Such as with electric assistance. I'd like to install a gasoline engine kit (because electric ones are wildly expensive) on my bicycle, without the sprocket: I want to attach it to the existing gears, because I would then be able to shift through the gears to increase/decrease speed as I wouldn't with a 48-tooth/32-tooth sprocket. I have not been able to find a kit that will place the chain on the right of the bike, where the gears are. Is there a kit that can do this, or is there a way to fadangle a normal kit to run through the existing speeds?
Generally speaking, no.
A liquid-fuel engine wants to turn a lot faster than a cyclist would turn the cranks. That's why a retrofit engine often has a small drive cog and an enormous cog on the rear wheel, to decrease the revs and increase the effective torque.
The optimal speed of a small capacity liquid engine is somewhere between 1000 and 2500 RPM. A cyclist would do 60-90 RPM on the crank, with 120 being possible-but-abnormally high.

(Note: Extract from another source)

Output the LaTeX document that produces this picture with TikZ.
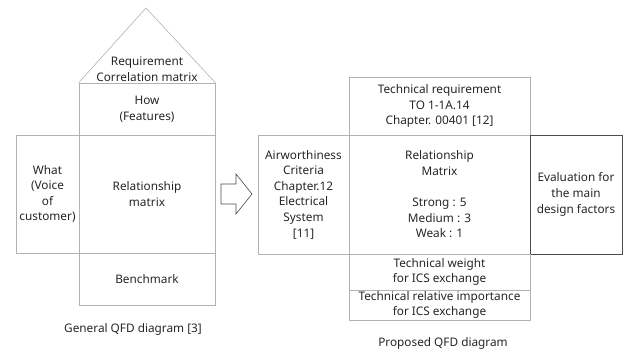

If you want a motor bike, its often cheaper to buy a 50cc motor bike and leave your normal bicycle unmolested for riding.
Also, if you remove the ability to pedal, then your ride becomes a motorbike no matter what displacement limits you're under.
Additionally - these liquid engines cannot generate enough torque to pull away from stopped. So the rider has to pedal up to a minimim of 10-20 km/h and then can release the clutch. Trying to start a small displacement motorbike from stopped is impossible without stalling.
You need the pedals working to get them moving.